The announcement may coincide with Trump's visit to the kingdom next week, sources familiar with the matter told Bloomberg News. However, they cautioned that no final decision had been made and the announcement could be delayed.
Saudi Arabia has been telegraphing its eagerness to invest in the United States for months.
Saudi Energy Minister Khalid Al-Falih told CNBC in March the kingdom believes U.S. infrastructure in particular is an attractive investment.
"The infrastructure program of President Trump and his administration is something that we're interested in because it broadens our portfolio and it opens a new channel for secure, low-risk yet healthy return investments that we seek," he said.
Falih made those comments in the broader context of resetting relations with the United States.
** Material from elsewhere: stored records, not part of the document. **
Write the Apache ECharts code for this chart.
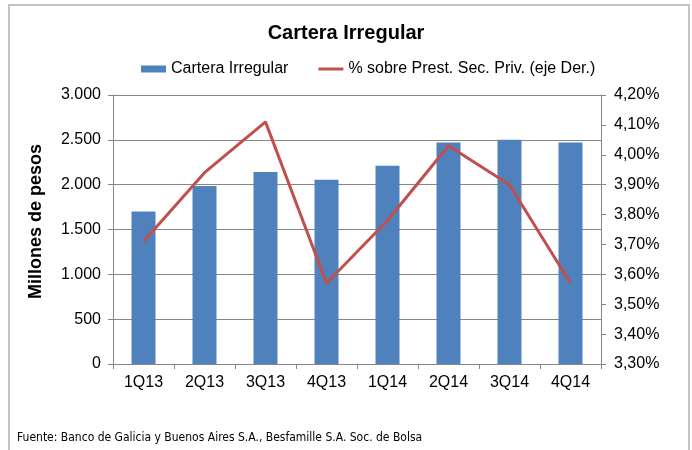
<!DOCTYPE html>
<html>
<head>
<meta charset="utf-8">
<script src="https://cdn.jsdelivr.net/npm/echarts@6/dist/echarts.min.js"></script>
<style>
  html, body { margin: 0; padding: 0; background: #fff; }
  #chart { width: 692px; height: 450px; }
</style>
</head>
<body>
<div id="chart"></div>
<script>
// datos
var trimestres = ['1Q13', '2Q13', '3Q13', '4Q13', '1Q14', '2Q14', '3Q14', '4Q14'];
var carteraIrregular = [1700, 1985, 2140, 2055, 2210, 2470, 2500, 2470];
var pctPrestamos = [3.71, 3.94, 4.11, 3.57, 3.78, 4.03, 3.90, 3.57];
var fuente = 'Fuente: Banco de Galicia y Buenos Aires S.A., Besfamille S.A. Soc. de Bolsa';

var chart = echarts.init(document.getElementById('chart'));

// 3000 -> "3.000"
function miles(v) {
  return String(v).replace(/\B(?=(\d{3})+(?!\d))/g, '.');
}

var gris = '#868686';
var fuenteBase = 'Arial, "Liberation Sans", sans-serif';

var option = {
  backgroundColor: '#fff',
  animation: false,
  textStyle: { fontFamily: fuenteBase },
  title: {
    text: 'Cartera Irregular',
    left: 'center',
    top: 23,
    padding: 0,
    textStyle: { fontSize: 20, fontWeight: 'bold', color: '#000', fontFamily: fuenteBase }
  },
  legend: {
    left: 141,
    top: 61,
    padding: 0,
    itemGap: 30,
    itemWidth: 25,
    itemHeight: 7,
    textStyle: { fontSize: 16, color: '#000', fontFamily: fuenteBase },
    data: [
      { name: 'Cartera Irregular', icon: 'rect' },
      // linea simple sin marcador
      { name: '% sobre Prest. Sec. Priv. (eje Der.)', icon: 'path://M0,0 L25,0 L25,3 L0,3 Z' }
    ]
  },
  grid: { left: 113, right: 91, top: 95, bottom: 86 },
  xAxis: {
    type: 'category',
    data: trimestres,
    axisLine: { lineStyle: { color: gris, width: 1 } },
    axisTick: { show: true, length: 5, lineStyle: { color: gris } },
    axisLabel: { color: '#000', fontSize: 16, margin: 11 }
  },
  yAxis: [
    {
      type: 'value',
      min: 0,
      max: 3000,
      interval: 500,
      name: 'Millones de pesos',
      nameLocation: 'middle',
      nameGap: 68,
      nameTextStyle: { fontSize: 18, fontWeight: 'bold', color: '#000', padding: [0, 0, 0, 16] },
      axisLine: { show: true, lineStyle: { color: gris } },
      axisTick: { show: true, length: 5, lineStyle: { color: gris } },
      axisLabel: { color: '#000', fontSize: 16, margin: 12, formatter: miles },
      splitLine: { lineStyle: { color: gris, width: 1 } }
    },
    {
      type: 'value',
      min: 3.3,
      max: 4.2,
      interval: 0.1,
      position: 'right',
      axisLine: { show: true, lineStyle: { color: gris } },
      axisTick: { show: true, length: 5, lineStyle: { color: gris } },
      axisLabel: {
        color: '#000',
        fontSize: 16,
        margin: 13,
        formatter: function (v) { return v.toFixed(2).replace('.', ',') + '%'; }
      },
      splitLine: { show: false }
    }
  ],
  series: [
    {
      name: 'Cartera Irregular',
      type: 'bar',
      yAxisIndex: 0,
      data: carteraIrregular,
      barWidth: 24,
      itemStyle: { color: '#4F81BD' }
    },
    {
      name: '% sobre Prest. Sec. Priv. (eje Der.)',
      type: 'line',
      yAxisIndex: 1,
      data: pctPrestamos,
      symbol: 'none',
      lineStyle: { color: '#C0504D', width: 3 },
      itemStyle: { color: '#C0504D' }
    }
  ],
  graphic: [
    {
      type: 'rect',
      shape: { x: 9, y: 5, width: 680, height: 500 },
      style: { fill: 'none', stroke: '#c4c4c4', lineWidth: 2 },
      silent: true
    },
    {
      type: 'text',
      left: 17,
      top: 432,
      style: {
        text: fuente,
        fontSize: 12,
        fill: '#000',
        fontFamily: '"Liberation Sans Narrow", "Arial Narrow", "DejaVu Sans Condensed", sans-serif'
      }
    }
  ]
};

chart.setOption(option);
</script>
</body>
</html>
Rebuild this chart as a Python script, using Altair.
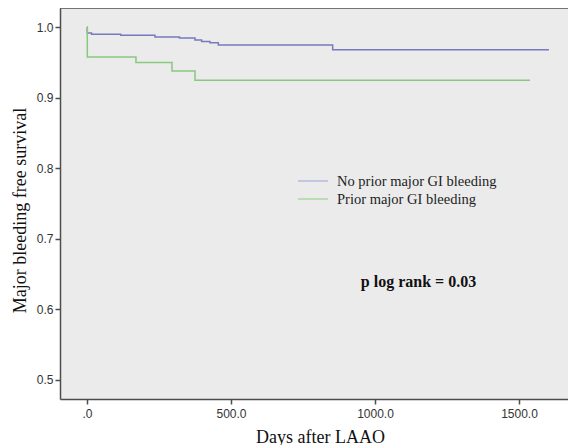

The relationship deteriorated under President Barack Obama, who brokered a historic nuclear deal with Saudi Arabia's chief regional rival, Iran.
Following Trump's meeting with the influential Deputy Crown Prince Mohammed bin Salman, also in March, the White House issued a statement saying the president supports developing a "United States-Saudi program undertaken by joint U.S.-Saudi working groups" that would invest in energy, industry, infrastructure and technology. The program would potentially be worth $200 billion in direct and indirect investment in the next four years, the White House said.
Trump promised to launch a $1 billion infrastructure spending plan, which he says would largely be funded by private investment.
The kingdom intends to make the infrastructure investment through its sovereign wealth fund, Bloomberg reported.
Deputy Crown Prince bin Salman has undertaken an ambitious project to diversify the oil-dependent Saudi economy by expanding its sovereign wealth fund. The kingdom is preparing to sell off a portion of state-owned oil giant Saudi Aramco to underwrite that expansion.